Barton is, among other things, an evangelical minister, author, former Texas Republican Party vice-chair and the founder of WallBuilders , which describes itself as "an organization dedicated to presenting America's forgotten history and heroes, with an emphasis on the moral, religious, and constitutional foundation on which America was built -- a foundation which, in recent years, has been seriously attacked and undermined."

Among Barton's claims, as recounted in reports by People for the American Way and elsewhere:

  • The Founders were evangelicals who intended America to be a Christian nation
  • Republicans, not Democrats, have been in the forefront of civil rights progress
  • And yes, the Founders worked tirelessly to end slavery.

The Republicans -as-civil-rights-champions argument, by the way, will be familiar to anyone who remembers North Carolina Congresswoman Virginia Foxx's eye-popping 2009 assertion that Republicans, not Democrats , passed civil rights legislation in the 60's.

Barton enjoys little respect from trained historians. He has been found to have faked quite a few of the quotations he has used to show that the founders wanted the Christian church and the state joined, not separated.

His claims about the Founders and slavery are based on uncontroversial evidence that some of the Founders disliked or had mixed feelings about the institution. But he uses that evidence to characterize slavery as a malign inheritance from the British (who ended it well before the US did) that the Founders fought to end, and to claim that liberals have deliberately smeared both the Founders and the Constitution by focusing on the negative side of the slavery legacy.

Barton believes such liberal bias distorts the history taught in our schools. An advisor to the National Council on Bible Curriculum in Public Schools, he was able to play a role in the recent, controversial editing of school history texts in Texas, tilting them towards Christian revisionist, and pro-Republican, views.

The rewriting of history is a natural, and even unavoidable, consequence of the absolutism on both religion and the Constitution that characterizes Tea Party Republicanism, of which Bachmann is now the figurehead. Such absolutism requires believing that the founding text of your creed is complete and perfect, and that its authors were infallible.

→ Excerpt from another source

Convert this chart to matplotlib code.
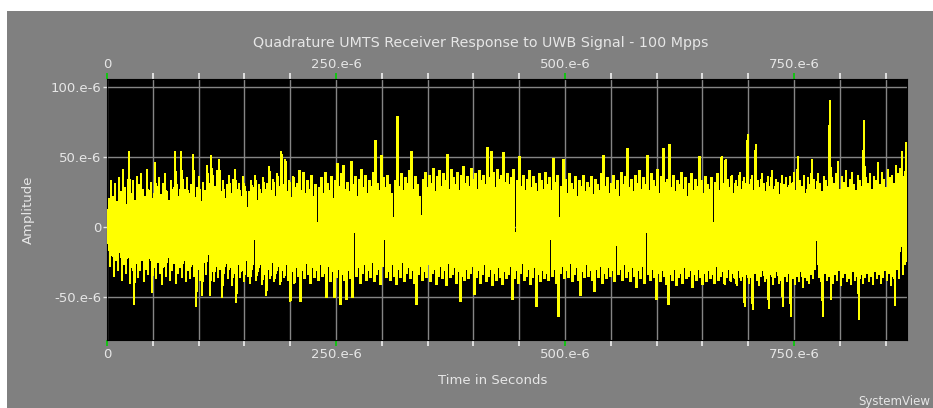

When reality and belief collide, reality has to give way.

So if the Founders owned slaves, and the Constitution said that was fine, there are only a few choices:

  1. Slavery actually wasn't all that bad, or
  2. The Founders must have been trying to end slavery, and/or
  3. There were more Founding Fathers than you think: we need to include that child prodigy John Quincy Adams.

Of course, there is a hate-crazed fringe that would be fine with some version of option 1. Bachmann is not above dog-whistling to people in or near this fringe, with comments about President Obama being "anti-American ." And neither is David Barton, who has been a guest speaker for the racist and anti-Semitic Christian Identity movement.

But (we can be grateful) option 1 is still off the table. So that leaves options 2 and 3.

But while it's uncontroversial that some of the Founders did not like slavery, it's also uncontroversial, or should be, that:

  • Slavery was explicitly protected by the Constitution
  • It took eight decades, a Civil War and -- very uncomfortably for Constitutional originalists like Bachmann -- a Constitutional amendment to end it
  • And full legal equality for African Americans was not established until the passage of the Voting Rights Act in 1965, under -- more awkwardness -- Democratic President Lyndon Johnson.

Uncontroversial, that is, unless you believe that reality is whatever you need it to be.

This is where Michele Bachmann, and a growing portion of the Republican Party, is coming from: if history doesn't support your beliefs, change history. The same goes for any other body of evidence, whether about climate change, evolution, or the economy.

In 2004, a Bush Administration official famously made a dismissive comment about the "reality-based community " to reporter Ron Suskind. The phrase seemed outlandish to those still in that community, who perhaps had not previously thought of reality as a lifestyle choice. But it was not at all far out to the far right.

The faith-based community they inhabit is not just a spiritual enhancement to reality. It's an alternative.